The Review/ Short Read/
Rendezvous in August: Discovering Jacques Becker
“Before us, the only person who tried to see France was Jacques Becker.” —Jean-Luc Godard
The TIFF Cinematheque retrospective Rendezvous in August: Discovering Jacques Becker begins Thursday, August 1.
“Becker saw like no other filmmaker.... His early death deprived us of a cinema that was sure to continue developing and expanding, but we should be grateful for what we have. His status as a master is secure.” —Bilge Ebiri, The Village Voice
Recently screened at New York’s Film Forum to great critical excitement and popular success, the films of French master Jacques Becker have been too rarely screened in Toronto, making this retrospective a true voyage of discovery. An assistant director on many of Jean Renoir’s greatest films of the 1930s (which screen at TIFF Cinematheque this June), Becker learned from his childhood friend and eventual mentor that versatility was no impediment to consistency of vision. Though always evincing a Renoirian generosity towards human foibles, Becker’s films varied greatly in tone, from the youthful brio of his trio of romantic comedies (Antoine et Antoinette, Rendezvous in July, Édouard et Caroline) to the acidulous vision of provincial life in Goupi mains rouges, the glistening cynicism of Falbalas to the fatalistic fin-de-siècle nostalgia of Casque d’or, the weary romanticism of Touchez pas au grisbi to the tough, neo-Bressonian suspense of Le Trou. Departing from Renoir’s sometimes relaxed methods, Becker was a meticulous technician (the detail-obsessed couturier in Falbalas is often seen as a directorial self-portrait) but nevertheless achieved a great sense of spontaneity in his cinema, partly by allowing his actors considerable freedom within the confines of his fastidious scripts.
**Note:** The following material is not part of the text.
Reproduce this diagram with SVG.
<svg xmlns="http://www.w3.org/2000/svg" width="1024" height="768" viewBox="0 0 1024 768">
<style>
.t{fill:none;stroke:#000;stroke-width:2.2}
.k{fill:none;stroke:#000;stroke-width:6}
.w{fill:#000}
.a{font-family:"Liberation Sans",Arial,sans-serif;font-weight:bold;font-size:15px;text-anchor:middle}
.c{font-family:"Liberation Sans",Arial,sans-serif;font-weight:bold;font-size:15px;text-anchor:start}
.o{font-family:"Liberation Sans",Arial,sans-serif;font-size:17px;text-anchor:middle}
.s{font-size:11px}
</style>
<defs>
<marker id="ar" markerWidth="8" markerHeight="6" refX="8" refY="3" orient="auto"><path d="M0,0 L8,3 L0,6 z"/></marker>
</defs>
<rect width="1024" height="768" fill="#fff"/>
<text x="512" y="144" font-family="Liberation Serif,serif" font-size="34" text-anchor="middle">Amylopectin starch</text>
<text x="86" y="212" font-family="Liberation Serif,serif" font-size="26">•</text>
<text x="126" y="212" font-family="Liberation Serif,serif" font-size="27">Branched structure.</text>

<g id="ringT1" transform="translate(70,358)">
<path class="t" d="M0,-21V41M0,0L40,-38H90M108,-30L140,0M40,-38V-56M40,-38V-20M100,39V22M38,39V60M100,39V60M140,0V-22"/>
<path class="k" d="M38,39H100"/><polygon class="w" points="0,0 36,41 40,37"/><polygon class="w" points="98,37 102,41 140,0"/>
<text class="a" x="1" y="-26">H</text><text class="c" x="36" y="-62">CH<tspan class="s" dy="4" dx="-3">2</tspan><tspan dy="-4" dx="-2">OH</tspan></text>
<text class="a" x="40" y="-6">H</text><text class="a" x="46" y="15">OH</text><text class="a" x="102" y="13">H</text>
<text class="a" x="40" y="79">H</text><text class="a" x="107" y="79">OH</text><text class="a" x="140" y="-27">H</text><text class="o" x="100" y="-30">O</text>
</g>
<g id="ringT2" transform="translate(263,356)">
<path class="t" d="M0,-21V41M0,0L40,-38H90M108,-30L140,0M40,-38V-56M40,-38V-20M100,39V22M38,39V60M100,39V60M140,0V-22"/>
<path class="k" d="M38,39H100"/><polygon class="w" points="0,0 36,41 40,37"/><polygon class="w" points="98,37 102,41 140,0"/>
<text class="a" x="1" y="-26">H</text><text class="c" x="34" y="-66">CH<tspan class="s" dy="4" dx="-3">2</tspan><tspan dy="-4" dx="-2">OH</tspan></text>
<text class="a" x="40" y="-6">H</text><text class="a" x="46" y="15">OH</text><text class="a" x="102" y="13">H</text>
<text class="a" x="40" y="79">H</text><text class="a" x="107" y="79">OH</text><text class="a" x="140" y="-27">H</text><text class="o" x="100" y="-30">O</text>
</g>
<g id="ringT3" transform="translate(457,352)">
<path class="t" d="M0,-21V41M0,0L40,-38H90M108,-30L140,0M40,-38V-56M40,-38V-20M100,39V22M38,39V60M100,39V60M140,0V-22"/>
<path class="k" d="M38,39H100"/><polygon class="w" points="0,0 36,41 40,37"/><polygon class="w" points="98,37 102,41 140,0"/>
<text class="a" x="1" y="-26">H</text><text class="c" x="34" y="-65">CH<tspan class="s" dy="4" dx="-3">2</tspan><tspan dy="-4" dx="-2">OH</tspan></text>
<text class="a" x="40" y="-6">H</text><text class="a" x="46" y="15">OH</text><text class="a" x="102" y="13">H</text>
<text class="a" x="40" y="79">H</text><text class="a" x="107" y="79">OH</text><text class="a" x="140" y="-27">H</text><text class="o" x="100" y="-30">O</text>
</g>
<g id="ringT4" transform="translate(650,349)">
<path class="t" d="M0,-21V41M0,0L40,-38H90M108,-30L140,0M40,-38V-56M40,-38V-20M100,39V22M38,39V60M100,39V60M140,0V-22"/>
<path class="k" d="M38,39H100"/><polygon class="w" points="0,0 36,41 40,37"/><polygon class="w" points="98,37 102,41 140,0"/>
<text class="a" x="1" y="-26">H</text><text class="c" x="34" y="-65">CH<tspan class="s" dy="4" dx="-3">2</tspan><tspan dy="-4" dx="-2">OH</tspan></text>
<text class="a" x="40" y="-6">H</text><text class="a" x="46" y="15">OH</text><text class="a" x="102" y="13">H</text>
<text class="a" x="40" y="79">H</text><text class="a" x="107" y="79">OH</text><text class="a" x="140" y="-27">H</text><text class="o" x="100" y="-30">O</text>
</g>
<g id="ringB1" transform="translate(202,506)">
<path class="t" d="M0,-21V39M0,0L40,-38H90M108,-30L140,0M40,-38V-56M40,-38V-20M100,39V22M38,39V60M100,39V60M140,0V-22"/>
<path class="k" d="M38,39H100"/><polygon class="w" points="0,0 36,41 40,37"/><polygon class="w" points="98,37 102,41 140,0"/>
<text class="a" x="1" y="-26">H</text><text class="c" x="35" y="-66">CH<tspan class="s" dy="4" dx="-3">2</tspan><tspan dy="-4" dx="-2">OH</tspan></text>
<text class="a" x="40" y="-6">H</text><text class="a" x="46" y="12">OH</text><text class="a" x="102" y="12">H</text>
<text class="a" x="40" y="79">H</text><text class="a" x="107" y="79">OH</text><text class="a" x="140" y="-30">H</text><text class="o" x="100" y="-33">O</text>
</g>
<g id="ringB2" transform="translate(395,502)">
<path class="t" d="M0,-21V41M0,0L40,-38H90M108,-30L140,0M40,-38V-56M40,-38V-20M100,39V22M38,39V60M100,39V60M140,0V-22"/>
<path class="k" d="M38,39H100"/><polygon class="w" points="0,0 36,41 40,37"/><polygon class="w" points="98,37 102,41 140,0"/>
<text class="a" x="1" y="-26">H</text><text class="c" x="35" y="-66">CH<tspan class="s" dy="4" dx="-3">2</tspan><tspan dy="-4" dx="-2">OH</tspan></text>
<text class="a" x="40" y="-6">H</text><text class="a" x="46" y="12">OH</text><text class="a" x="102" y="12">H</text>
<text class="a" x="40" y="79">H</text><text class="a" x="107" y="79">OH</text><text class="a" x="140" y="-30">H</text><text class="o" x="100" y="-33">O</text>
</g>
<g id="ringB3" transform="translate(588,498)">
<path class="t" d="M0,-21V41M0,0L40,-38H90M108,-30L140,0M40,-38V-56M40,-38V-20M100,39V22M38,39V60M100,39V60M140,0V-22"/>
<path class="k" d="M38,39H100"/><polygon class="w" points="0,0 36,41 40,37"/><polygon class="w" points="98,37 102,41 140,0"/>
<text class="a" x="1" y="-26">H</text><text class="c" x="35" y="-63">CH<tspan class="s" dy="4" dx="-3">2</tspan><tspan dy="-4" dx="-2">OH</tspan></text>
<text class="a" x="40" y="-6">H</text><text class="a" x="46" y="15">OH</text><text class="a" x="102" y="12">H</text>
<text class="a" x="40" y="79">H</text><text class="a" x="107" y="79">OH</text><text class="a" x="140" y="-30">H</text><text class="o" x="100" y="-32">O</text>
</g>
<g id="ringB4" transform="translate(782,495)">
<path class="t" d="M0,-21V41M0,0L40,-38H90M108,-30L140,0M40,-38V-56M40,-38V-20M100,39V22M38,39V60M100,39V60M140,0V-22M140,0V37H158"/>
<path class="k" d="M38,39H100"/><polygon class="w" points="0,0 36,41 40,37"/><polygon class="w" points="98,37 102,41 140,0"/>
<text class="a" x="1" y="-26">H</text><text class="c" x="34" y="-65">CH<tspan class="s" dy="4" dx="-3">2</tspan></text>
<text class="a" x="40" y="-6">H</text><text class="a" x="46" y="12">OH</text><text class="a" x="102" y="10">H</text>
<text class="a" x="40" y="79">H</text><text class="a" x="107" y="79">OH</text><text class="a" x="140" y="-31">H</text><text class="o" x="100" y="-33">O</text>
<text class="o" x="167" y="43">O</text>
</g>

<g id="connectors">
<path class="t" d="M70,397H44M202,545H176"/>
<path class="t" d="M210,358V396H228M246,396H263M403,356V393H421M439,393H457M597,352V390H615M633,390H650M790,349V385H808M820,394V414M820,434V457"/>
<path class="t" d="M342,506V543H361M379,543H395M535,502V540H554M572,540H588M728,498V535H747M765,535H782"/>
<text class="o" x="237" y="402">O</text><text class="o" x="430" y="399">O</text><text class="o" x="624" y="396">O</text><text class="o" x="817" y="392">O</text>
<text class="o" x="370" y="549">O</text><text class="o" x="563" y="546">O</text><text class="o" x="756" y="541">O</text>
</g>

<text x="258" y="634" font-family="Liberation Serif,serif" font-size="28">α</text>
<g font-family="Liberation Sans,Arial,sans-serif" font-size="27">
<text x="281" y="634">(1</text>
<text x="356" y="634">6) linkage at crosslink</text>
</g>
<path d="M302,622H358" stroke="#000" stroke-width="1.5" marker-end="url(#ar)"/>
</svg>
It was perhaps this interplay of technique and latitude that made him a revered figure for the nouvelle vague, despite the fact that he was an old-fashioned craftsman committed to transparent narrative (his love of jazz didn’t hurt, either). François Truffaut called Becker “the most reflective filmmaker of his generation, and the most scrupulous ... he wanted to achieve an exactitude of tone, refining it more and more until it became evident, clear.” That exactitude can be felt in everything from Becker’s acute attention to class relations — his upper-class background allowed him to satirize the aristocracy of Édouard et Caroline and the posh world of haute couture in Falbalas with eyewitness precision — to the documentary-like detail in Le Trou (which was no doubt influenced by his own experiences as a POW during WWII). In that film, his final work and masterpiece, the contradictions of his vision were writ in extremis, his knowledge of incarceration allowing him to become, in Serge Daney’s beautiful formulation, “the only one who could film the very idea of freedom.”